As the financial advisory industry transforms itself in an increasingly digital world, advisors have to provide more holistic personal service at the same time that they offer more do-it-yourself digital tools for clients.

To be successful in the future, financial advisors will have to walk this tightrope of seemingly contradictory demands, according to Mike Lee, global wealth and asset management leader at EY (formerly Ernst & Young).

“Clients today have a greater propensity for self-direction through digital channels, but they also need the personalized services of an advisor,” Lee said in an interview. “This brings more responsibility to the advisor. For today’s investors, it is not going to be all one way or the other.”

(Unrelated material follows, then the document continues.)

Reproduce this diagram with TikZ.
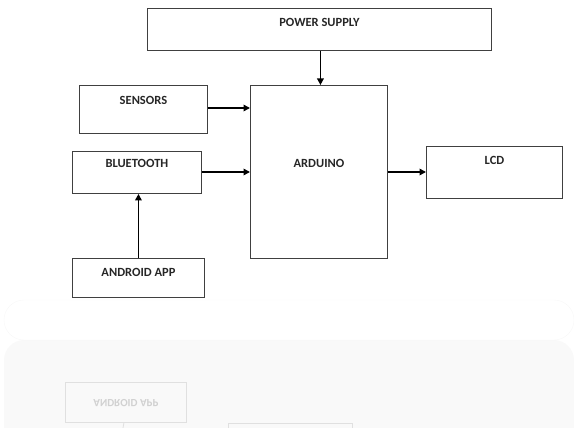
\documentclass[tikz,border=0pt]{standalone}
\usepackage{fontspec}
\setmainfont{Carlito}
\usetikzlibrary{arrows.meta}
\begin{document}
\begin{tikzpicture}[x=1pt,y=-1pt,
  blockbox/.style={draw=black!75,line width=0.9pt,anchor=north west,inner xsep=0pt,
    text height=9pt,font=\fontsize{12.5}{14}\selectfont\bfseries,text=black!85},
  flow/.style={line width=1.8pt,-{Triangle[length=6.5pt,width=6.5pt]}},
  ghost/.style={draw=black!12,line width=0.8pt}]
\useasboundingbox (0,0) rectangle (574,428);
% faint reflection backdrop
\begin{scope}
\clip (0,0) rectangle (574,428);
\fill[black!2.5,rounded corners=20pt] (4,340) rectangle (574,460);
\draw[black!3,rounded corners=20pt] (4,300) rectangle (574,340);
\node[ghost,anchor=north west,minimum width=121pt,minimum height=40pt,inner sep=0pt,
  text=black!18,font=\fontsize{11}{12}\selectfont\bfseries,yscale=-1] (ghostapp) at (65,423) {ANDROID APP};
\draw[ghost] (ghostapp.north) ++(-2,0) -- (123,428);
\draw[ghost] (228,440) |- (352,423) -- (352,440);
\end{scope}
% blocks
\node[blockbox,minimum width=344pt,inner ysep=9pt,text depth=15pt] (power) at (147,8) {POWER SUPPLY};
\node[blockbox,minimum width=137pt,inner ysep=73pt,text depth=18pt] (arduino) at (250,85) {ARDUINO};
\node[blockbox,minimum width=128pt,inner ysep=10pt,text depth=19pt] (sensors) at (79,85) {SENSORS};
\node[blockbox,minimum width=129pt,inner ysep=7pt,text depth=19pt] (bt) at (72,151) {BLUETOOTH};
\node[blockbox,minimum width=132pt,inner ysep=9pt,text depth=12pt] (app) at (72,258) {ANDROID APP};
\node[blockbox,minimum width=136pt,inner ysep=9pt,text depth=25pt] (lcd) at (426,146) {LCD};
% connectors
\draw[flow] (power.south) ++(1,0) coordinate (ps) -- (ps |- arduino.north);
\draw[flow] (sensors.east |- 0,108) coordinate (se) -- (se -| arduino.west);
\draw[flow] (bt.east |- 0,172) coordinate (be) -- (be -| arduino.west);
\draw[flow] (arduino.east |- 0,172) coordinate (ae) -- (ae -| lcd.west);
\draw[flow] (app.north) coordinate (an) -- (an |- bt.south);
\end{tikzpicture}
\end{document}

Clients’ demands, particularly those of the affluent and high-net-worth, for sophisticated products and services are going to continue to grow, but services provided digitally will also increase, which provides an opportunity for wealth managers to use digital technologies to improve their efficiency, he said. At the same time, the need for customized help becomes even more important in the current environment of geopolitical disruption, inflation and rising interest rates.

“The advisor can break these challenges down into digestible pieces, and bring some level of calm to the situation” Lee said. “Advisors need to be able to deal with the clients’ shift away from products to service and dealing with life events.”

Another contradiction advisors need to be ready to address is investors’ growing aversion to risk at the same time that they are turning to alternative investments for returns, Lee said. These situations point to the need for advisors to be proactive and to bring ideas to clients even before they ask.

“I’m a big fan of looking at other industries and seeing how they solve problems,” Lee said. “One trend that is catching on is providing service through subscriptions,” which is something more advisors may want to adopt. In the future, advisors will need to offer individualized experiences tailored to the specific needs of the client; holistic advice across a broad spectrum of traditional and new wealth products; and a clearer value creation for all stakeholders, Lee said in a whitepaper he authored.

Changes in the financial industry will be driven by a number of trends, including clients’ new expectations; the continued democratization of advice across the wealth spectrums; and the integration of data and technology in advice generation. “These changes will have far-reaching implications for the structure of the wealth industry,” Lee said in the whitepaper.

“The appetite for wealth advice will expand significantly” during this decade “powered by socioeconomic shifts and fast-growing demand for alternative investments, tax planning and financial education,” Lee said. However, “a failure to deliver enhanced advice will leave firms vulnerable to faster-growing, more dynamic new rivals able to combine high touch with high tech.” Many wealth managers and private banks “are setting ambitious targets for client experiences and asset growth, targeting mid-single digit annual growth in net new money.”

Firms have to develop a culture that supports continuous transformation,” Lee added in the interview. But they will have to fight against “ingrained cultural habits that can make it hard to achieve real transformation.”